── Given data

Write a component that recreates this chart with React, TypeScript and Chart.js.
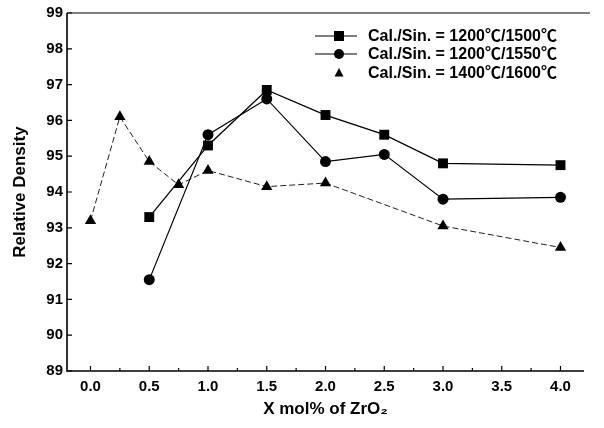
import React, { useEffect, useRef } from "react";
import { Chart, registerables } from "chart.js";

Chart.register(...registerables);

const xSquare = [0.5, 1.0, 1.5, 2.0, 2.5, 3.0, 4.0];
const ySquare = [93.3, 95.3, 96.85, 96.15, 95.6, 94.8, 94.75];
const xCircle = [0.5, 1.0, 1.5, 2.0, 2.5, 3.0, 4.0];
const yCircle = [91.55, 95.6, 96.6, 94.85, 95.05, 93.8, 93.85];
const xTri = [0.0, 0.25, 0.5, 0.75, 1.0, 1.5, 2.0, 3.0, 4.0];
const yTri = [93.2, 96.1, 94.85, 94.2, 94.6, 94.15, 94.25, 93.05, 92.45];
const legendLabels = [
  "Cal./Sin. = 1200\u2103/1500\u2103",
  "Cal./Sin. = 1200\u2103/1550\u2103",
  "Cal./Sin. = 1400\u2103/1600\u2103",
];
const xTicks = [0, 0.5, 1, 1.5, 2, 2.5, 3, 3.5, 4];
const yTicks = [89, 90, 91, 92, 93, 94, 95, 96, 97, 98, 99];

const FONT = "'Liberation Sans', Arial, sans-serif";
const LEGEND_FONT = "'Liberation Sans', 'Noto Sans CJK SC', sans-serif";

const framePlugin = {
  id: "frame",
  afterDraw(chart: any) {
    const { ctx, chartArea } = chart;
    const xs = chart.scales.x;
    const ys = chart.scales.y;
    ctx.save();
    ctx.strokeStyle = "#000";
    ctx.lineWidth = 1.6;
    ctx.beginPath();
    ctx.moveTo(chartArea.left, chartArea.top);
    ctx.lineTo(chartArea.left, chartArea.bottom);
    ctx.lineTo(chartArea.right, chartArea.bottom);
    ctx.stroke();
    ctx.lineWidth = 1.2;
    ctx.beginPath();
    ctx.moveTo(chartArea.left, chartArea.top);
    ctx.lineTo(chartArea.right + 6, chartArea.top);
    ctx.stroke();
    // inward ticks
    ctx.lineWidth = 1.2;
    ctx.beginPath();
    for (let v = 0; v <= 4.001; v += 0.25) {
      const px = xs.getPixelForValue(v);
      const major = Math.abs(v * 2 - Math.round(v * 2)) < 1e-6;
      ctx.moveTo(px, chartArea.bottom);
      ctx.lineTo(px, chartArea.bottom - (major ? 5 : 3));
    }
    for (const v of yTicks) {
      const py = ys.getPixelForValue(v);
      ctx.moveTo(chartArea.left, py);
      ctx.lineTo(chartArea.left + 5, py);
    }
    ctx.stroke();

    // legend
    const rows = [36, 54, 73];
    const ds = chart.data.datasets;
    ctx.font = `bold 16px ${LEGEND_FONT}`;
    ctx.textBaseline = "middle";
    ctx.fillStyle = "#000";
    for (let i = 0; i < 3; i++) {
      const y = rows[i];
      const cx = 339;
      if (i < 2) {
        ctx.lineWidth = 1.2;
        ctx.beginPath();
        ctx.moveTo(315, y);
        ctx.lineTo(357, y);
        ctx.stroke();
      }
      const style = ds[i].pointStyle;
      ctx.beginPath();
      if (style === "rect") {
        ctx.fillRect(cx - 5, y - 5, 10, 10);
      } else if (style === "circle") {
        ctx.arc(cx, y, 5, 0, Math.PI * 2);
        ctx.fill();
      } else {
        ctx.moveTo(cx, y - 5);
        ctx.lineTo(cx + 4.5, y + 3.5);
        ctx.lineTo(cx - 4.5, y + 3.5);
        ctx.closePath();
        ctx.fill();
      }
      ctx.fillText(legendLabels[i], 368, y + 1);
    }
    ctx.restore();
  },
};

export default function App() {
  const ref = useRef<HTMLCanvasElement>(null);
  useEffect(() => {
    if (!ref.current) return;
    const chart = new Chart(ref.current, {
      type: "scatter",
      data: {
        datasets: [
          {
            label: legendLabels[0],
            data: xSquare.map((x, i) => ({ x, y: ySquare[i] })),
            showLine: true,
            borderColor: "#000",
            backgroundColor: "#000",
            borderWidth: 1.3,
            pointStyle: "rect",
            pointRadius: 7,
            pointBorderWidth: 0,
          },
          {
            label: legendLabels[1],
            data: xCircle.map((x, i) => ({ x, y: yCircle[i] })),
            showLine: true,
            borderColor: "#000",
            backgroundColor: "#000",
            borderWidth: 1.1,
            pointStyle: "circle",
            pointRadius: 5.5,
            pointBorderWidth: 0,
          },
          {
            label: legendLabels[2],
            data: xTri.map((x, i) => ({ x, y: yTri[i] })),
            showLine: true,
            borderColor: "#222",
            backgroundColor: "#000",
            borderWidth: 1,
            borderDash: [6, 3],
            pointStyle: "triangle",
            pointRadius: 6.5,
            pointBorderWidth: 0,
          },
        ],
      },
      options: {
        animation: false,
        responsive: false,
        maintainAspectRatio: false,
        layout: { padding: { top: 12, right: 20, left: 0, bottom: 8 } },
        plugins: { legend: { display: false }, tooltip: { enabled: false } },
        scales: {
          x: {
            type: "linear",
            min: -0.2,
            max: 4.2,
            afterBuildTicks: (scale: any) => {
              scale.ticks = xTicks.map((v) => ({ value: v }));
            },
            afterFit: (scale: any) => {
              scale.height = 49;
            },
            grid: { display: false, drawTicks: false },
            border: { display: false },
            ticks: {
              color: "#000",
              padding: 7,
              font: { family: FONT, size: 15, weight: "bold" },
              callback: (v: any) => Number(v).toFixed(1),
            },
            title: {
              display: true,
              text: "X mol% of ZrO\u2082",
              color: "#000",
              padding: { top: 4, bottom: 0 },
              font: { family: FONT, size: 17, weight: "bold" },
            },
          },
          y: {
            type: "linear",
            min: 89,
            max: 99,
            afterBuildTicks: (scale: any) => {
              scale.ticks = yTicks.map((v) => ({ value: v }));
            },
            afterFit: (scale: any) => {
              scale.width = 67;
            },
            grid: { display: false, drawTicks: false },
            border: { display: false },
            ticks: {
              color: "#000",
              padding: 4,
              font: { family: FONT, size: 15, weight: "bold" },
            },
            title: {
              display: true,
              text: "Relative Density",
              color: "#000",
              padding: { top: 10, bottom: 2 },
              font: { family: FONT, size: 17, weight: "bold" },
            },
          },
        },
      },
      plugins: [framePlugin],
    } as any);
    return () => chart.destroy();
  }, []);
  return (
    <div style={{ position: "absolute", left: 0, top: 0, width: 604, height: 428, background: "#fff" }}>
      <canvas ref={ref} width={604} height={428} style={{ width: 604, height: 428 }} />
    </div>
  );
}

────

▶ [Task goal]: Without the pictures, please reproduce each line of the listing above exactly, from the first one through the line bearing "Sans', 'Noto Sans".

▶ [Worked answer]:
Write a component that recreates this chart with React, TypeScript and Chart.js.
import React, { useEffect, useRef } from "react";
import { Chart, registerables } from "chart.js";

Chart.register(...registerables);

const xSquare = [0.5, 1.0, 1.5, 2.0, 2.5, 3.0, 4.0];
const ySquare = [93.3, 95.3, 96.85, 96.15, 95.6, 94.8, 94.75];
const xCircle = [0.5, 1.0, 1.5, 2.0, 2.5, 3.0, 4.0];
const yCircle = [91.55, 95.6, 96.6, 94.85, 95.05, 93.8, 93.85];
const xTri = [0.0, 0.25, 0.5, 0.75, 1.0, 1.5, 2.0, 3.0, 4.0];
const yTri = [93.2, 96.1, 94.85, 94.2, 94.6, 94.15, 94.25, 93.05, 92.45];
const legendLabels = [
  "Cal./Sin. = 1200\u2103/1500\u2103",
  "Cal./Sin. = 1200\u2103/1550\u2103",
  "Cal./Sin. = 1400\u2103/1600\u2103",
];
const xTicks = [0, 0.5, 1, 1.5, 2, 2.5, 3, 3.5, 4];
const yTicks = [89, 90, 91, 92, 93, 94, 95, 96, 97, 98, 99];

const FONT = "'Liberation Sans', Arial, sans-serif";
const LEGEND_FONT = "'Liberation Sans', 'Noto Sans CJK SC', sans-serif";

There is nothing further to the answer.